--- PROVIDED MATERIAL ---
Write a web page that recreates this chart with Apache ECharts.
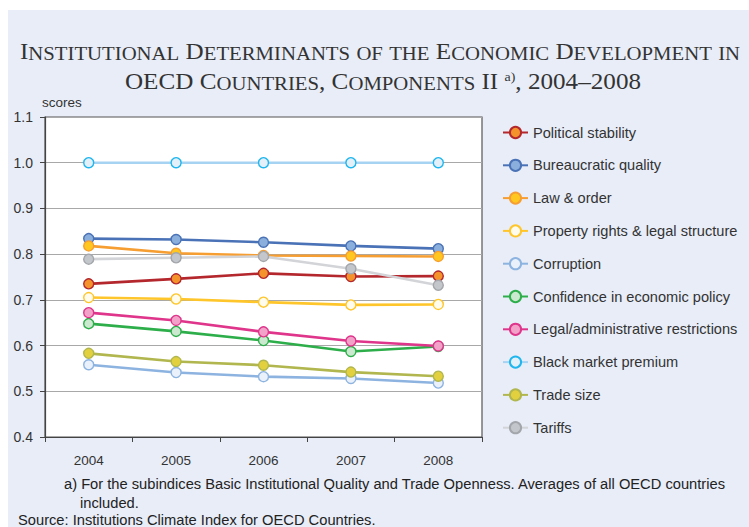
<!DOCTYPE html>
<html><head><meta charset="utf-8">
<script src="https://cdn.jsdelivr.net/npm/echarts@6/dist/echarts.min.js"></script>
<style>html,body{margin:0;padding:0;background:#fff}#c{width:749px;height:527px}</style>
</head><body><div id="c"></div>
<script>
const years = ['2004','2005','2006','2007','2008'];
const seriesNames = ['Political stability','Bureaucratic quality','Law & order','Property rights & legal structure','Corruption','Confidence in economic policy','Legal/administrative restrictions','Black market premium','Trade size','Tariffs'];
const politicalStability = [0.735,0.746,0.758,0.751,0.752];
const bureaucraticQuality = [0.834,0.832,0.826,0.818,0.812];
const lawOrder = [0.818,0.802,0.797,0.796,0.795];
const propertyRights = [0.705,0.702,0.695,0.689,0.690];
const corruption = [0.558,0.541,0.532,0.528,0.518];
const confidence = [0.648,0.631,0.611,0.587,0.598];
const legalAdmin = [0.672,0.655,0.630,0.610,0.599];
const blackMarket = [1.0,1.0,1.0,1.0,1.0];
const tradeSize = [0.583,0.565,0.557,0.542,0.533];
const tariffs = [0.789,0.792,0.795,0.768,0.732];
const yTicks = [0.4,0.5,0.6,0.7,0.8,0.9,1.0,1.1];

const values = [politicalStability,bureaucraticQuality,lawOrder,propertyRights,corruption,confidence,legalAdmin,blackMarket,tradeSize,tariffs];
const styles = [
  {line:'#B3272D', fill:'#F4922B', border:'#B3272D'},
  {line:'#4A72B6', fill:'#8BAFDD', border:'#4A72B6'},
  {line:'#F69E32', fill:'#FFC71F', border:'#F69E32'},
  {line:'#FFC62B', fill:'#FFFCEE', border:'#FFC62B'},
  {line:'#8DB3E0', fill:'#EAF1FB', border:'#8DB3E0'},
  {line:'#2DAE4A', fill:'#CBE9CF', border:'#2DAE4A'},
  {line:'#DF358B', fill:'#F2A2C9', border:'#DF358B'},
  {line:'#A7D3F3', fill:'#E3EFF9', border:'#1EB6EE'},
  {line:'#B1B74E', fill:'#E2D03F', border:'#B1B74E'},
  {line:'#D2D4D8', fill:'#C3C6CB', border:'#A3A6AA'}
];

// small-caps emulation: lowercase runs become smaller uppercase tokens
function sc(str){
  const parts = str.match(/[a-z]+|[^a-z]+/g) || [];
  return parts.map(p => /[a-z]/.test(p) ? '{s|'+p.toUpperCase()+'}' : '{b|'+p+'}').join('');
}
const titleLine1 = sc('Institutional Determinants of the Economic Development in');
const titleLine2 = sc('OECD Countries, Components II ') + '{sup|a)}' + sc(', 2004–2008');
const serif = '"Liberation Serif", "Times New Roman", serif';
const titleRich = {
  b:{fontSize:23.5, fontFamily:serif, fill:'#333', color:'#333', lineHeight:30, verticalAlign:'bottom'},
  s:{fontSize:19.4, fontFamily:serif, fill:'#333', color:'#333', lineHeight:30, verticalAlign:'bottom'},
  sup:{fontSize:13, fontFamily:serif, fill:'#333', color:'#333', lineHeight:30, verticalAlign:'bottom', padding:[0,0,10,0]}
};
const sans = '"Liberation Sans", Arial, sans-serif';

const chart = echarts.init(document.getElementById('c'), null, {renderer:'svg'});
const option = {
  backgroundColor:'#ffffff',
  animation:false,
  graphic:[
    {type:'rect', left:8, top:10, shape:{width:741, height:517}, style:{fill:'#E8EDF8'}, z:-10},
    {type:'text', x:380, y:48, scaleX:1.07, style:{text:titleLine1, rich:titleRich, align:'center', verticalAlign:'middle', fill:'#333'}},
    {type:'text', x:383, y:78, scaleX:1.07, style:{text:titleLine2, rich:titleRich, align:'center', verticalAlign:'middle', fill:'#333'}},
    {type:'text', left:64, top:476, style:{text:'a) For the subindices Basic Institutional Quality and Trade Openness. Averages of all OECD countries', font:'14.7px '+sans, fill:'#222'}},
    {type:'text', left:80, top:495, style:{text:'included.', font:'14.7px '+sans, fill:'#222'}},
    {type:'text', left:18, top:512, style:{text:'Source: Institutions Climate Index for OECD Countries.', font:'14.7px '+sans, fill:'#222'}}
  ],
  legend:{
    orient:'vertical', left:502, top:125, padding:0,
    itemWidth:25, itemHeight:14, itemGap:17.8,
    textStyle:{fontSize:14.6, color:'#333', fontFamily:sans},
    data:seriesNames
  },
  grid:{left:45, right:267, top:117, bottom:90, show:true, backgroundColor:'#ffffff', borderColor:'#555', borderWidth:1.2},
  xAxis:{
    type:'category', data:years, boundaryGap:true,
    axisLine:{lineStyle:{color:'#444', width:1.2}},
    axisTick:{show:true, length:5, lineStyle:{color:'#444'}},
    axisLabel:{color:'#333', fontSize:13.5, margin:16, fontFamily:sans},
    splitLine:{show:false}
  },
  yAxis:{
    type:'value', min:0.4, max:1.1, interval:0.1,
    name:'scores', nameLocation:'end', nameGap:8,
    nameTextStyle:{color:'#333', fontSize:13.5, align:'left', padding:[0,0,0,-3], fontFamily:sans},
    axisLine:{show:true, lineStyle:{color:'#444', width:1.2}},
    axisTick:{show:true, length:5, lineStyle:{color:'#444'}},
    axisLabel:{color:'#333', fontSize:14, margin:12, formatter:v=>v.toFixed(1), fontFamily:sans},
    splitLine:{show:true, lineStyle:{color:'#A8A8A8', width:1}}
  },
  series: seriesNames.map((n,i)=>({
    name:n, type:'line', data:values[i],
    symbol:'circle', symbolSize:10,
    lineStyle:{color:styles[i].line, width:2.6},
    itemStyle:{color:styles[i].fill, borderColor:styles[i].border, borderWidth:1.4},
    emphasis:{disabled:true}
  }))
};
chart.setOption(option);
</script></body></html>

--- YOUR OBJECTIVE ---
Extract the full listing above verbatim; pictures are to be left out of the copy.

--- FINISHED EXERCISE ---
Write a web page that recreates this chart with Apache ECharts.
<!DOCTYPE html>
<html><head><meta charset="utf-8">
<script src="https://cdn.jsdelivr.net/npm/echarts@6/dist/echarts.min.js"></script>
<style>html,body{margin:0;padding:0;background:#fff}#c{width:749px;height:527px}</style>
</head><body><div id="c"></div>
<script>
const years = ['2004','2005','2006','2007','2008'];
const seriesNames = ['Political stability','Bureaucratic quality','Law & order','Property rights & legal structure','Corruption','Confidence in economic policy','Legal/administrative restrictions','Black market premium','Trade size','Tariffs'];
const politicalStability = [0.735,0.746,0.758,0.751,0.752];
const bureaucraticQuality = [0.834,0.832,0.826,0.818,0.812];
const lawOrder = [0.818,0.802,0.797,0.796,0.795];
const propertyRights = [0.705,0.702,0.695,0.689,0.690];
const corruption = [0.558,0.541,0.532,0.528,0.518];
const confidence = [0.648,0.631,0.611,0.587,0.598];
const legalAdmin = [0.672,0.655,0.630,0.610,0.599];
const blackMarket = [1.0,1.0,1.0,1.0,1.0];
const tradeSize = [0.583,0.565,0.557,0.542,0.533];
const tariffs = [0.789,0.792,0.795,0.768,0.732];
const yTicks = [0.4,0.5,0.6,0.7,0.8,0.9,1.0,1.1];

const values = [politicalStability,bureaucraticQuality,lawOrder,propertyRights,corruption,confidence,legalAdmin,blackMarket,tradeSize,tariffs];
const styles = [
  {line:'#B3272D', fill:'#F4922B', border:'#B3272D'},
  {line:'#4A72B6', fill:'#8BAFDD', border:'#4A72B6'},
  {line:'#F69E32', fill:'#FFC71F', border:'#F69E32'},
  {line:'#FFC62B', fill:'#FFFCEE', border:'#FFC62B'},
  {line:'#8DB3E0', fill:'#EAF1FB', border:'#8DB3E0'},
  {line:'#2DAE4A', fill:'#CBE9CF', border:'#2DAE4A'},
  {line:'#DF358B', fill:'#F2A2C9', border:'#DF358B'},
  {line:'#A7D3F3', fill:'#E3EFF9', border:'#1EB6EE'},
  {line:'#B1B74E', fill:'#E2D03F', border:'#B1B74E'},
  {line:'#D2D4D8', fill:'#C3C6CB', border:'#A3A6AA'}
];

// small-caps emulation: lowercase runs become smaller uppercase tokens
function sc(str){
  const parts = str.match(/[a-z]+|[^a-z]+/g) || [];
  return parts.map(p => /[a-z]/.test(p) ? '{s|'+p.toUpperCase()+'}' : '{b|'+p+'}').join('');
}
const titleLine1 = sc('Institutional Determinants of the Economic Development in');
const titleLine2 = sc('OECD Countries, Components II ') + '{sup|a)}' + sc(', 2004–2008');
const serif = '"Liberation Serif", "Times New Roman", serif';
const titleRich = {
  b:{fontSize:23.5, fontFamily:serif, fill:'#333', color:'#333', lineHeight:30, verticalAlign:'bottom'},
  s:{fontSize:19.4, fontFamily:serif, fill:'#333', color:'#333', lineHeight:30, verticalAlign:'bottom'},
  sup:{fontSize:13, fontFamily:serif, fill:'#333', color:'#333', lineHeight:30, verticalAlign:'bottom', padding:[0,0,10,0]}
};
const sans = '"Liberation Sans", Arial, sans-serif';

const chart = echarts.init(document.getElementById('c'), null, {renderer:'svg'});
const option = {
  backgroundColor:'#ffffff',
  animation:false,
  graphic:[
    {type:'rect', left:8, top:10, shape:{width:741, height:517}, style:{fill:'#E8EDF8'}, z:-10},
    {type:'text', x:380, y:48, scaleX:1.07, style:{text:titleLine1, rich:titleRich, align:'center', verticalAlign:'middle', fill:'#333'}},
    {type:'text', x:383, y:78, scaleX:1.07, style:{text:titleLine2, rich:titleRich, align:'center', verticalAlign:'middle', fill:'#333'}},
    {type:'text', left:64, top:476, style:{text:'a) For the subindices Basic Institutional Quality and Trade Openness. Averages of all OECD countries', font:'14.7px '+sans, fill:'#222'}},
    {type:'text', left:80, top:495, style:{text:'included.', font:'14.7px '+sans, fill:'#222'}},
    {type:'text', left:18, top:512, style:{text:'Source: Institutions Climate Index for OECD Countries.', font:'14.7px '+sans, fill:'#222'}}
  ],
  legend:{
    orient:'vertical', left:502, top:125, padding:0,
    itemWidth:25, itemHeight:14, itemGap:17.8,
    textStyle:{fontSize:14.6, color:'#333', fontFamily:sans},
    data:seriesNames
  },
  grid:{left:45, right:267, top:117, bottom:90, show:true, backgroundColor:'#ffffff', borderColor:'#555', borderWidth:1.2},
  xAxis:{
    type:'category', data:years, boundaryGap:true,
    axisLine:{lineStyle:{color:'#444', width:1.2}},
    axisTick:{show:true, length:5, lineStyle:{color:'#444'}},
    axisLabel:{color:'#333', fontSize:13.5, margin:16, fontFamily:sans},
    splitLine:{show:false}
  },
  yAxis:{
    type:'value', min:0.4, max:1.1, interval:0.1,
    name:'scores', nameLocation:'end', nameGap:8,
    nameTextStyle:{color:'#333', fontSize:13.5, align:'left', padding:[0,0,0,-3], fontFamily:sans},
    axisLine:{show:true, lineStyle:{color:'#444', width:1.2}},
    axisTick:{show:true, length:5, lineStyle:{color:'#444'}},
    axisLabel:{color:'#333', fontSize:14, margin:12, formatter:v=>v.toFixed(1), fontFamily:sans},
    splitLine:{show:true, lineStyle:{color:'#A8A8A8', width:1}}
  },
  series: seriesNames.map((n,i)=>({
    name:n, type:'line', data:values[i],
    symbol:'circle', symbolSize:10,
    lineStyle:{color:styles[i].line, width:2.6},
    itemStyle:{color:styles[i].fill, borderColor:styles[i].border, borderWidth:1.4},
    emphasis:{disabled:true}
  }))
};
chart.setOption(option);
</script></body></html>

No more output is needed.